§ Written request: Keep only the lines of the listing that include the word "this", and copy them.

§ Records to use:
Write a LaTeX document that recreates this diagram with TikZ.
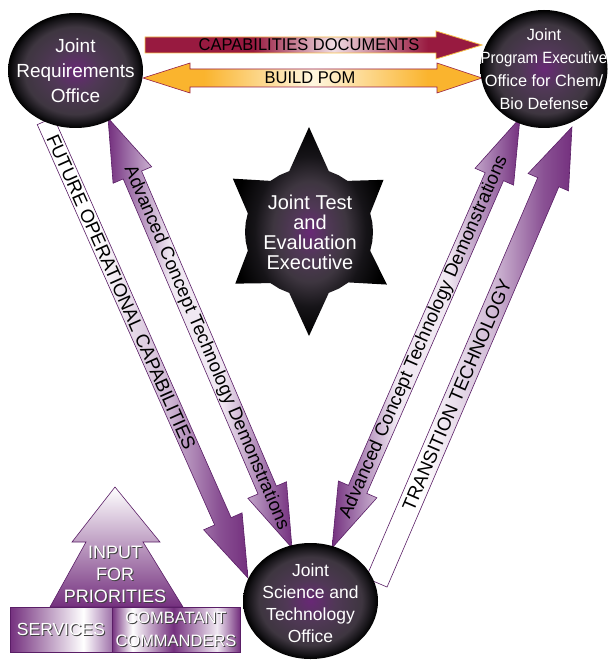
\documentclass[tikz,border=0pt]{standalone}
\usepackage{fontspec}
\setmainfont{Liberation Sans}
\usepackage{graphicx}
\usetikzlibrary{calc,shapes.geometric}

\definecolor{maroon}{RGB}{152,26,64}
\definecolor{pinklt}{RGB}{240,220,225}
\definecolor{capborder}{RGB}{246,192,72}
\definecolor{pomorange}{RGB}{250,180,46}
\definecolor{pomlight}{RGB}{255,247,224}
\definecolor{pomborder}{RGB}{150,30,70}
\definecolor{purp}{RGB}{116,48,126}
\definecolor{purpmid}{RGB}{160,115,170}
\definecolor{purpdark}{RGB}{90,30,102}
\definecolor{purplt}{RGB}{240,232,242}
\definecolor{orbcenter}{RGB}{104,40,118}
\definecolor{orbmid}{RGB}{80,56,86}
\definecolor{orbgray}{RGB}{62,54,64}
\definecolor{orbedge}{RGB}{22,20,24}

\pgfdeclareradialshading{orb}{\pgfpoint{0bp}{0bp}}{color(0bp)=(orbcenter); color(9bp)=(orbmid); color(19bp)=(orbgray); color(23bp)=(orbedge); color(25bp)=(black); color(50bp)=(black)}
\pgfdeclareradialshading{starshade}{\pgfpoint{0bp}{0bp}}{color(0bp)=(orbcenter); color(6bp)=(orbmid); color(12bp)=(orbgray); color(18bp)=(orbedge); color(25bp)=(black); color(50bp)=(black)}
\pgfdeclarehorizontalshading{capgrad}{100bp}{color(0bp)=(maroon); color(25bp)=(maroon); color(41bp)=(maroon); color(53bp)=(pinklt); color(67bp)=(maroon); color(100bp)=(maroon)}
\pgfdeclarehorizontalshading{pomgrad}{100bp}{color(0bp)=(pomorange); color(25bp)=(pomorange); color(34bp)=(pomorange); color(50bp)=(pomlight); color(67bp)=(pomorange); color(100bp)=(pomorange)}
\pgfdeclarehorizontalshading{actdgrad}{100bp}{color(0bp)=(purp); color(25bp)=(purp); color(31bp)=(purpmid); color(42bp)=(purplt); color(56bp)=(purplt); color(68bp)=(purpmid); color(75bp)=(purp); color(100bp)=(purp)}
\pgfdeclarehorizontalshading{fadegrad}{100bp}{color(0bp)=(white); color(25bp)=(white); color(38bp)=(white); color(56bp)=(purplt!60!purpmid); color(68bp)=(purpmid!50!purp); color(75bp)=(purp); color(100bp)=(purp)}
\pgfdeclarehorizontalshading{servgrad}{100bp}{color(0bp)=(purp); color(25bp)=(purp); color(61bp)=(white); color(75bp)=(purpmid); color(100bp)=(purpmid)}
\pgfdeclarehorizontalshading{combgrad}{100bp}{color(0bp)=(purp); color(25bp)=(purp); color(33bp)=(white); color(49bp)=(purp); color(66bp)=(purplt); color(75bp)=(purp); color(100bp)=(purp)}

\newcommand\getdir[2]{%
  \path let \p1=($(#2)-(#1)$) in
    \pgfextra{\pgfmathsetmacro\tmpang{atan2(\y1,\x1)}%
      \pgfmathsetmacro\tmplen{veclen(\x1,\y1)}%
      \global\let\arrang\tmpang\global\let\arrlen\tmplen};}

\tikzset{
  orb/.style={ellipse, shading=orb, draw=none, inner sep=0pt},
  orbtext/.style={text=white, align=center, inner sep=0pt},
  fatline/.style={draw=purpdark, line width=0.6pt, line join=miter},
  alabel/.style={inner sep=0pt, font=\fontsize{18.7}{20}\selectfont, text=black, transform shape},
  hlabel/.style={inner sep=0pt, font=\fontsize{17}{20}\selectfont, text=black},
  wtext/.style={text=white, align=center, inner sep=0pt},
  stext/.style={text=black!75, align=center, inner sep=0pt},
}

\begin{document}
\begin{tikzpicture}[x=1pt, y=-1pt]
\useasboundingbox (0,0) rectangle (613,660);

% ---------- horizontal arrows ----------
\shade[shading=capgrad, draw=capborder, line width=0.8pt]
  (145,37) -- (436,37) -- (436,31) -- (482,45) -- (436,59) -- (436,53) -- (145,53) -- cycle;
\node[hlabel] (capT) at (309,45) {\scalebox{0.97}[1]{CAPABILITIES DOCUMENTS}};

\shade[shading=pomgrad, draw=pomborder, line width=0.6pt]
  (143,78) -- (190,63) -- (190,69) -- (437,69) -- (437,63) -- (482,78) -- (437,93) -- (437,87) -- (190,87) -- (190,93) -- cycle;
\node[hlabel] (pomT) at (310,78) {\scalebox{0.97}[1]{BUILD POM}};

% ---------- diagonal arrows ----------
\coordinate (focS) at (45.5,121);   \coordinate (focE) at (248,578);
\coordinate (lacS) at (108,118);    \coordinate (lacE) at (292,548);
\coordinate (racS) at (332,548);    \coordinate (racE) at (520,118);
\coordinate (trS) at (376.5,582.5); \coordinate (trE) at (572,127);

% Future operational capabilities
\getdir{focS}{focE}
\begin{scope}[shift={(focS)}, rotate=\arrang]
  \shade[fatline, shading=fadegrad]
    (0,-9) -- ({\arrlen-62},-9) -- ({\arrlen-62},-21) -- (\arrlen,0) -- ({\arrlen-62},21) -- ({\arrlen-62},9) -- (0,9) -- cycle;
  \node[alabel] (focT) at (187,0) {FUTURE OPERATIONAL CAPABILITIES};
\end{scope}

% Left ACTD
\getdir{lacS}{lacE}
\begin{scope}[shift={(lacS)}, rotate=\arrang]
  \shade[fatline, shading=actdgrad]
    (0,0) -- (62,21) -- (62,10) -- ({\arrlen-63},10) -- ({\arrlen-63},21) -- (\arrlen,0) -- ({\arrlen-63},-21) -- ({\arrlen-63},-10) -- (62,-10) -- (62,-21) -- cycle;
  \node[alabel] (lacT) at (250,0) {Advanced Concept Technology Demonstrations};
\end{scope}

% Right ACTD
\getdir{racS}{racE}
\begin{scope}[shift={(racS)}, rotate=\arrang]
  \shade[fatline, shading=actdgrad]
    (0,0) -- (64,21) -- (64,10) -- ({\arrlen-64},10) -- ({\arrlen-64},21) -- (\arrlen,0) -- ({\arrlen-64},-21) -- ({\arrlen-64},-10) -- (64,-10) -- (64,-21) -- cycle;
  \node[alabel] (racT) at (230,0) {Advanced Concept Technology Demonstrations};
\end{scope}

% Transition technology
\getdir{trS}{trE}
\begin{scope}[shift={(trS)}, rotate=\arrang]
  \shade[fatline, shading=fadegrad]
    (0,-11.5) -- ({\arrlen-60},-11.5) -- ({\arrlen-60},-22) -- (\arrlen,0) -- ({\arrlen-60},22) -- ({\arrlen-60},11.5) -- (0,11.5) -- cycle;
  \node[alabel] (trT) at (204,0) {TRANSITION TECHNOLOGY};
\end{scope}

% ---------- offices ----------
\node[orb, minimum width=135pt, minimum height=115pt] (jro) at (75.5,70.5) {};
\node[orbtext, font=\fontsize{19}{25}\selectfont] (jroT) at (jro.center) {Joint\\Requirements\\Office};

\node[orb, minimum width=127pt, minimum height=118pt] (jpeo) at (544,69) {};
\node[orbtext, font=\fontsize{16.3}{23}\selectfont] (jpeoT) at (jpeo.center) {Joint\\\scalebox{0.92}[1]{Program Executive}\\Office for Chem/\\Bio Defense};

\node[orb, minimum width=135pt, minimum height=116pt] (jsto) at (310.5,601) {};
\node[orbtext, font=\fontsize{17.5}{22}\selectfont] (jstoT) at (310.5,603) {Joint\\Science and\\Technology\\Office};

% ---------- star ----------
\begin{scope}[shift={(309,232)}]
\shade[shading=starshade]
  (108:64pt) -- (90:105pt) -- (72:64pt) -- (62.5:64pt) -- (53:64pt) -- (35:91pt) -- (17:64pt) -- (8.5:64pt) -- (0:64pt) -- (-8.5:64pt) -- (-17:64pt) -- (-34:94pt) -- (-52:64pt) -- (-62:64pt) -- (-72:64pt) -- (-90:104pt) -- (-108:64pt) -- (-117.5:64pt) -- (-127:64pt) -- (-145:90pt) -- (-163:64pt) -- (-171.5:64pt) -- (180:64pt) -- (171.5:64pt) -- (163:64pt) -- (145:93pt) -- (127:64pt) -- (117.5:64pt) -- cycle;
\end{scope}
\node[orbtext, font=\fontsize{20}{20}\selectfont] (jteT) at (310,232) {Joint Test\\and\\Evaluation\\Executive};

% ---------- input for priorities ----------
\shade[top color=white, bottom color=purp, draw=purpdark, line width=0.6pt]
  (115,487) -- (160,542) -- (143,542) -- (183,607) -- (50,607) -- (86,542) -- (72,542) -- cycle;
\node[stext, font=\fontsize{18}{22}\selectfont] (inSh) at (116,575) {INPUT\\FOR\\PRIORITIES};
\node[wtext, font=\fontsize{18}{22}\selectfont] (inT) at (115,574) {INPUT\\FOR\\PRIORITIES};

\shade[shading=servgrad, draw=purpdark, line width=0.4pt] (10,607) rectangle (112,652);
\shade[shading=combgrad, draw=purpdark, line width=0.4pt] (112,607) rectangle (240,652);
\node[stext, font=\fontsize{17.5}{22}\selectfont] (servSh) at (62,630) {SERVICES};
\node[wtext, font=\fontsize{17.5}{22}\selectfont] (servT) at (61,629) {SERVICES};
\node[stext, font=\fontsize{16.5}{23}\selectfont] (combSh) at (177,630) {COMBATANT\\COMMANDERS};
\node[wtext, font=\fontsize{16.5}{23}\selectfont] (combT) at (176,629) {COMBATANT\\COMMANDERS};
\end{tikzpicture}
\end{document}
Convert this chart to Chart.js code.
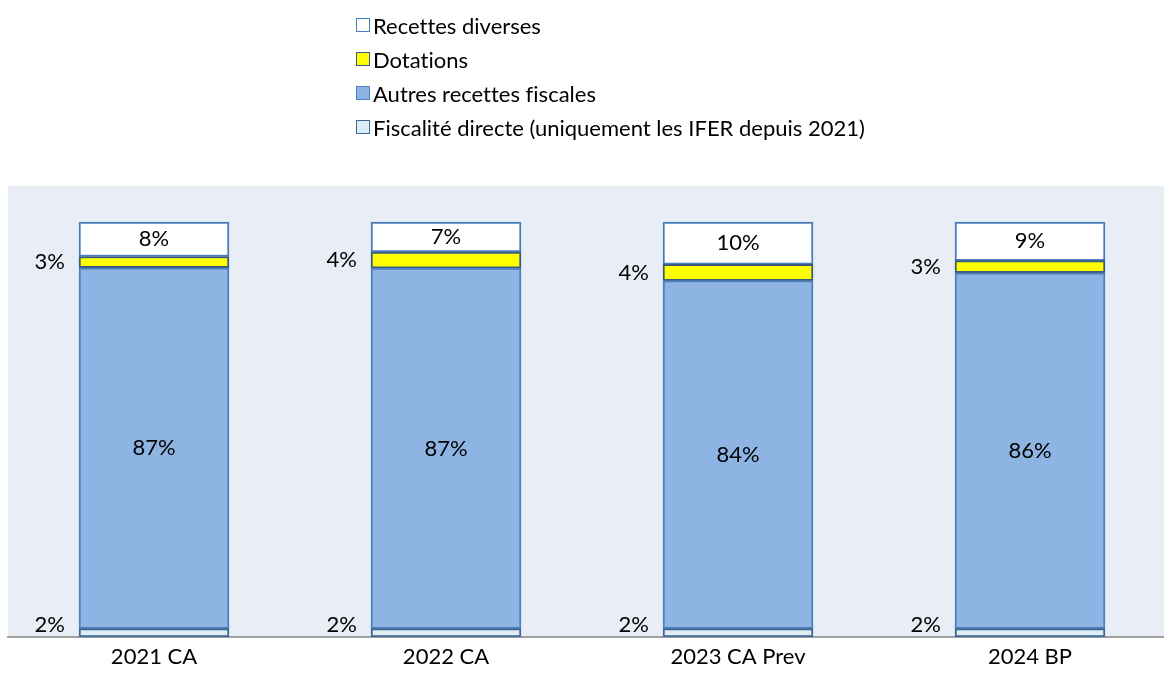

§ Output of the exercise:
Write a LaTeX document that recreates this diagram with TikZ.
Convert this chart to Chart.js code.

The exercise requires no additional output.